Whether the 16 inch size was dictated by the need to be able to record 15 minute program segments at the then-standard speed of 78rpm on a single disc, or the length of the program segments was dictated by the recording time limits of a previously-existing disc format, I have no clue, but for whatever reason, a 16 inch 78 rpm disc would hold 15 minutes of program material, and worked perfectly as a means for the networks to get programming to their affiliated stations. Those stations would then, when they broadcast the programs to their local market, either use whatever network commercials might be on the disc, or skip them and add local commercials of their own during the necessary breaks for FCC-required station identification or changing and cueing-up the next program disc.
The turntables used for playing these 16 inch discs were called (for obvious reasons) "transcription" turntables, and the extra-long tonearms required for the bigger discs came to be known (for the same reason) as "transcription' tonearms. (If you've ever come across that term before, now you know where it came from.) Among the transcription 'tables on the market in addition to the ubiquitous RCAs, some of the most popular with broadcasters were those from Gray Research.
To a broadcast or recording engineer whose livelihood depends on it, reliability is among the very first considerations in making an equipment purchase. That's one reason why, in later years, Ampex tape recorders were the choice of professionals, instead of the distinctively wooden-cased Tandbergs (to cite just one example) that many people thought were actually better-sounding. Turntables (and arms) from Gray Research had reliability in abundance!

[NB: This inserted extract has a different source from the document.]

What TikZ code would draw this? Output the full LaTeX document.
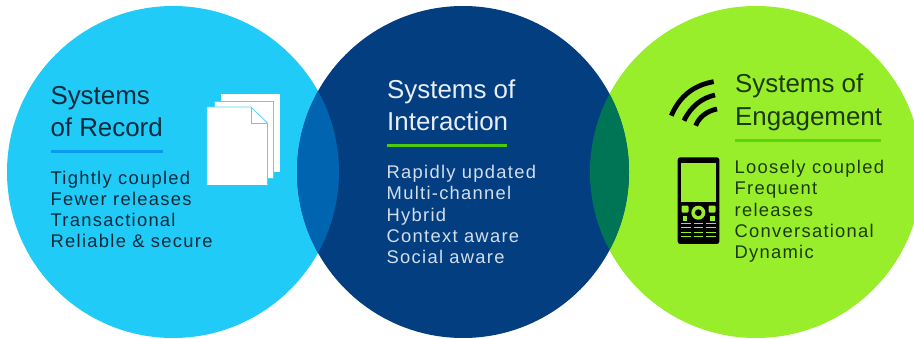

Gray's slogan was "Built like a battleship", and they weren't kidding: The Gray turntable's base plate (and, if one was used, its "console" floor-standing cabinet) were made from quarter-inch thick real battleship-style armor plate and its 16 inch platter was concrete-filled; weighed in at - even by the standards of today's most exotic record-playing gear - an impressive 75 pounds; and was spun by a four-pole washing machine motor!

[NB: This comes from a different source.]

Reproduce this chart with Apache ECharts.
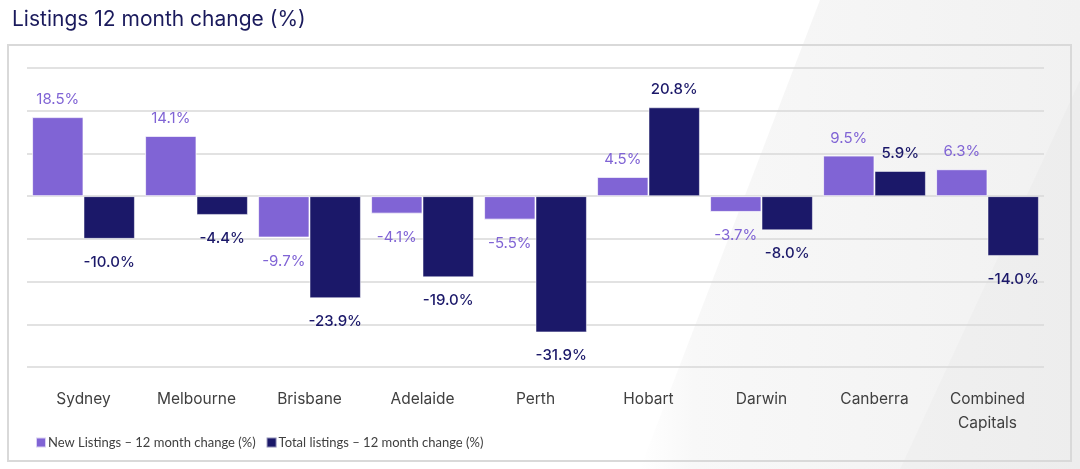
<!DOCTYPE html>
<html>
<head>
<meta charset="utf-8">
<script src="https://cdn.jsdelivr.net/npm/echarts@6/dist/echarts.min.js"></script>
<style>
html,body{margin:0;padding:0;background:#fff;}
#c{width:1080px;height:469px;}
</style>
</head>
<body>
<div id="c"></div>
<script>
const categories = ['Sydney','Melbourne','Brisbane','Adelaide','Perth','Hobart','Darwin','Canberra','Combined\nCapitals'];
const newListings = [18.5, 14.1, -9.7, -4.1, -5.5, 4.5, -3.7, 9.5, 6.3];
const totalListings = [-10.0, -4.4, -23.9, -19.0, -31.9, 20.8, -8.0, 5.9, -14.0];
const seriesNames = ['New Listings \u2013 12 month change (%)', 'Total listings \u2013 12 month change (%)'];
const yTicks = {min: -40, max: 30, interval: 10};

const PURPLE = '#8064d5';
const NAVY = '#1b1869';
const LABEL_FONT = 'Inter, "Open Sans", sans-serif';

function mkData(arr, color, weight) {
  return arr.map(v => ({
    value: v,
    label: {
      show: true,
      position: v < 0 ? 'bottom' : 'top',
      distance: v < 0 ? 16 : 10,
      formatter: p => p.value.toFixed(1) + '%',
      color: color,
      fontSize: 15,
      fontWeight: weight,
      fontFamily: LABEL_FONT
    }
  }));
}

const chart = echarts.init(document.getElementById('c'), null, {renderer: 'canvas'});
chart.setOption({
  animation: false,
  backgroundColor: 'transparent',
  title: {
    text: 'Listings 12 month change (%)',
    left: 7, top: 4,
    textStyle: {color: '#1a1a5c', fontSize: 21, fontWeight: 'normal', fontFamily: 'Inter, "Open Sans", sans-serif'}
  },
  graphic: [
    {type: 'polygon', z: -10, silent: true,
      shape: {points: [[820,0],[1080,0],[1080,469],[640,469]]},
      style: {fill: new echarts.graphic.LinearGradient(0,0,1,0,[{offset:0,color:'#ffffff'},{offset:0.12,color:'#f8f8f8'},{offset:1,color:'#f1f1f1'}])}},
    {type: 'polygon', z: -9, silent: true,
      shape: {points: [[1080,80],[1080,469],[900,469]]},
      style: {fill: 'rgba(0,0,0,0.015)'}},
    {type: 'rect', z: -5, silent: true,
      shape: {x: 8, y: 45, width: 1063, height: 416},
      style: {fill: 'none', stroke: '#d9d9d9', lineWidth: 2}}
  ],
  legend: {
    left: 30, top: 431,
    itemWidth: 10, itemHeight: 10, itemGap: 10,
    icon: 'rect',
    textStyle: {color: '#404040', fontSize: 13, fontFamily: 'Lato, "Open Sans", sans-serif', padding: [0,0,0,-3]},
    data: seriesNames
  },
  grid: {left: 27, right: 36, top: 68, bottom: 102, containLabel: false},
  xAxis: {
    type: 'category',
    data: categories,
    position: 'bottom',
    axisLine: {show: false},
    axisTick: {show: false},
    axisLabel: {
      color: '#404040', fontSize: 15.5, fontFamily: 'Inter, "Open Sans", sans-serif',
      margin: 20, lineHeight: 24, interval: 0
    }
  },
  yAxis: {
    type: 'value',
    min: yTicks.min, max: yTicks.max, interval: yTicks.interval,
    axisLabel: {show: false},
    axisLine: {show: false},
    axisTick: {show: false},
    splitLine: {lineStyle: {color: '#d9d9d9', width: 1.5}}
  },
  series: [
    {name: seriesNames[0], type: 'bar', data: mkData(newListings, PURPLE, 'normal'),
      barGap: '0%', barCategoryGap: '9%',
      itemStyle: {color: PURPLE, borderColor: 'rgba(255,255,255,0.7)', borderWidth: 1}},
    {name: seriesNames[1], type: 'bar', data: mkData(totalListings, NAVY, 500),
      barGap: '0%', barCategoryGap: '9%',
      itemStyle: {color: NAVY, borderColor: 'rgba(255,255,255,0.5)', borderWidth: 1}}
  ]
});
</script>
</body>
</html>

As must be obvious, with that much rotating mass and all the angular momentum of its 16 inch platter (especially at 78rpm!), the Gray 'table's "wow and flutter" figures (even with that four-pole motor) were phenomenal. So, too - again because of its sheer brute mass -- were the 'table's platter resonance and (especially when console-mounted) its freedom from both internal and external vibration. About the only potentially worrisome element of the Gray's operation might have been vertical "rumble", but because, unlike modern stereo recordings, the monophonic grooves of the day were cut horizontal-only, with no (45 degree) vertical component and, consequentially, the phono cartridges of the time neither needed nor had any ability to retrieve vertical information, whatever vertical rumple there might have been was not a consideration.